Thursday, September 11, 2014

Book Review: A Red Woman Was Crying

Read 9/3/14 - 9/11/14
3 Stars - Recommended to fans of interconnected stories / stories that take place in a foreign setting, told from a foreign perspective
Pages: 266
Publisher: Saddle Road Press
Released: 2013

An American eco-anthropologist relocates himself to the Bougainville Island in the 1960's with the intent of studying the group of native Nagovisi there. Instead, he finds himself becoming an active member of their tribe, viewed as student and fellow clan-member, and the subject of the Nagovisi's own curiosities.

Based on the real life research of author Don Mitchell, these fictional narrations closely mirror the interactions and experiences Don had with the Nagovisi people. But there's a twist. The narratives are written from the Nagovisi point of view. Natural born story tellers and teachers, the tribe members each get an opportunity to share their thoughts and conversations with Elliott - our fictional anthropologist protagonist - as well as dishing up the dirt on some of their local legends. It's a clever spin on the short story with each story containing a vivid, colorful peek into their fears, uncertainties, and willingness, though not without wariness, in accepting a white man into their lives. And through these stories, the reader is then able to piece together just who this Elliott character is.
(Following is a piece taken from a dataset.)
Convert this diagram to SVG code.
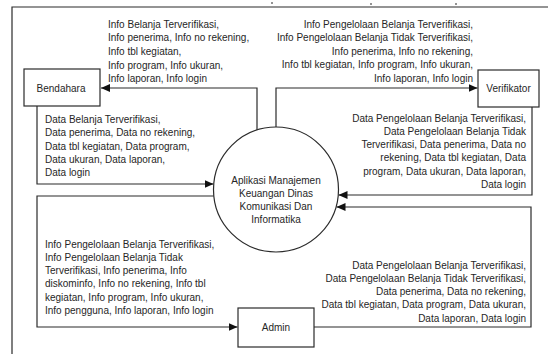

This collection of "Stories from Nagovisi", unlike anything I've read before and not likely to match anything I'll read going forward, is both sensitive and emotionally jarring. The writing is simple and beautific, perfectly complimenting what life in the bush must have been like back then. Clan members sit in their "cookhouses" and chew betel to pass the time. They teach Elliott their ways and immerse him in their daily chores. But this collection is also harsh, direct, and unpredictable, as is the culture of those who are narrating. Dogs are trained to dislike different races and are killed without a second thought when they misbehave. Each clan operates under its own rules and laws. Trust is hard to come by and when the clan feels threatened, it's leader, Mesiamo, will lay false blame to control the threat, which results in fighting and unchecked murder, all of which is forgiven once each side "becomes even".

Sparse and extremely straight forward, A Red Woman Was Crying breaks down the barriers and allows its readers to get directly into the heads of the Nagovisi; no holds barred, no punches pulled. The subtle beauty of a foreign way of life shines through in Don's capable hands.

*This book will be featured in an upcoming TNBBC Author/Reader Discussion: the giveaway will be held during the first week of December, with the week-long discussion taking place in mid-January. Details will be released as we get closer to the giveaway date.

*My review is in no way colored by the fact that we've selected this title for the discussion series. 


  1. Thanks for this thoughtful and beautiful review of one of my favorite novels. Don Mitchell is a master storyteller. Yes, it is a collection of stories, but it is more than that -- this stories do weave together into a complete novel, giving us a stunning central protagonist, and portraying "the other" in a wonderfully unique way. So glad that this is being brought forward to the Good Reads audience!

  2. I LOVED this book! I was completely fascinated by these people in a small village on a distant island, a completely different world from mine, and the hint of a love story emerging which I hope the author will write about in the novel he says he's writing about these people.